The moats are just deep enough to slosh river water around the hull. At the Flamingo, the water actually has to be pumped uphill to fill the basin.

“This was a scam from the start. There is no cruising like they promised, and it’s a ridiculous setup,” said state Rep. Todd Akin of St. Louis, who brought the anti-gambling lawsuit that went to the Supreme Court.

The president pro tem of the Missouri Senate, Bill McKenna, chuckled about his first visit to Casino Aztar, docked on the Mississippi at Caruthersville. He was running late and wasn’t allowed to board minutes after the “cruise” began. “So I went to the dockside bar and had a beer and looked at the boat that was, as they said, ‘cruising,’ and I had to laugh,” McKenna said. “I was with some folks from another state who said it was absurd.”

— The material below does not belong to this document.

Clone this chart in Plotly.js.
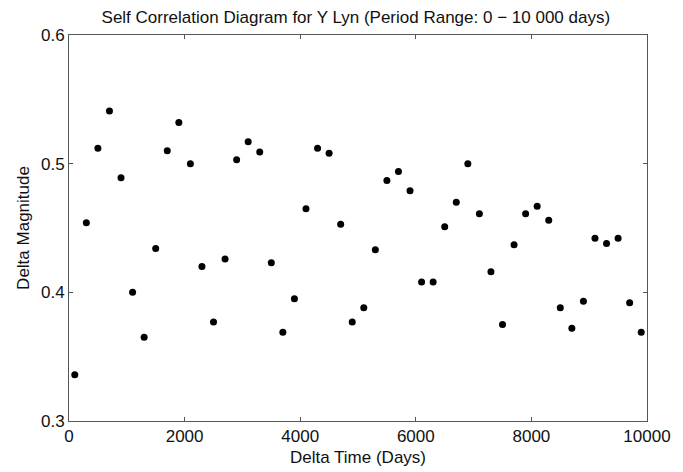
<!DOCTYPE html>
<html>
<head>
<meta charset="utf-8">
<script src="https://cdn.plot.ly/plotly-3.0.1.min.js"></script>
<style>html,body{margin:0;padding:0;background:#fff;}#chart{width:683px;height:472px;}</style>
</head>
<body>
<div id="chart"></div>
<script>
const deltaTime = [100,300,500,700,900,1100,1300,1500,1700,1900,2100,2300,2500,2700,2900,3100,3300,3500,3700,3900,4100,4300,4500,4700,4900,5100,5300,5500,5700,5900,6100,6300,6500,6700,6900,7100,7300,7500,7700,7900,8100,8300,8500,8700,8900,9100,9300,9500,9700,9900];
const deltaMag = [0.336,0.454,0.512,0.541,0.489,0.400,0.365,0.434,0.510,0.532,0.500,0.420,0.377,0.426,0.503,0.517,0.509,0.423,0.369,0.395,0.465,0.512,0.508,0.453,0.377,0.388,0.433,0.487,0.494,0.479,0.408,0.408,0.451,0.470,0.500,0.461,0.416,0.375,0.437,0.461,0.467,0.456,0.388,0.372,0.393,0.442,0.438,0.442,0.392,0.369];
const xTicks = [0,2000,4000,6000,8000,10000];
const yTicks = [0.3,0.4,0.5,0.6];

const fontFam = 'Liberation Sans, Arial, sans-serif';
const axisCommon = {
  showgrid: false, zeroline: false, showline: true, linecolor: '#555', linewidth: 1,
  mirror: 'allticks', ticks: 'inside', ticklen: 4, tickcolor: '#555',
  tickfont: {family: fontFam, size: 17, color: '#111'}
};
Plotly.newPlot('chart', [{
  x: deltaTime, y: deltaMag, type: 'scatter', mode: 'markers',
  marker: {color: '#000', size: 7}
}], {
  width: 683, height: 472,
  margin: {l: 69, r: 36, t: 35, b: 51},
  paper_bgcolor: '#fff', plot_bgcolor: '#fff',
  showlegend: false,
  title: {text: 'Self Correlation Diagram for Y Lyn (Period Range: 0 − 10 000 days)', font: {family: fontFam, size: 17, color: '#111'}, x: 0.521, xanchor: 'center', y: 0.963, yanchor: 'middle'},
  xaxis: Object.assign({}, axisCommon, {range: [0, 10000], tickvals: xTicks, ticktext: xTicks.map(String),
    title: {text: 'Delta Time (Days)', font: {family: fontFam, size: 17, color: '#111'}, standoff: 5}}),
  yaxis: Object.assign({}, axisCommon, {range: [0.3, 0.6], tickvals: yTicks, ticktext: yTicks.map(v => v.toFixed(1)),
    title: {text: 'Delta Magnitude', font: {family: fontFam, size: 17, color: '#111'}, standoff: 7}})
}, {staticPlot: true});
</script>
</body>
</html>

If riverboat operators are sweating about the future, gamblers say they don’t understand the controversy. “If they’re going to allow gambling, it shouldn’t matter where it is,” said Tom Sproull of suburban Chicago, who traveled to the Player’s Island Casino, target of the lawsuit by gambling opponents. “They’ve got to restrict it to a boat. That ought to be enough.”

George Robinson of St. Louis said he felt a little sorry for the riverboats, even though they sometimes take his money. State officials have “already given their blessing,” he said. “It’d be kind of a shame to have all of this and take it all away.”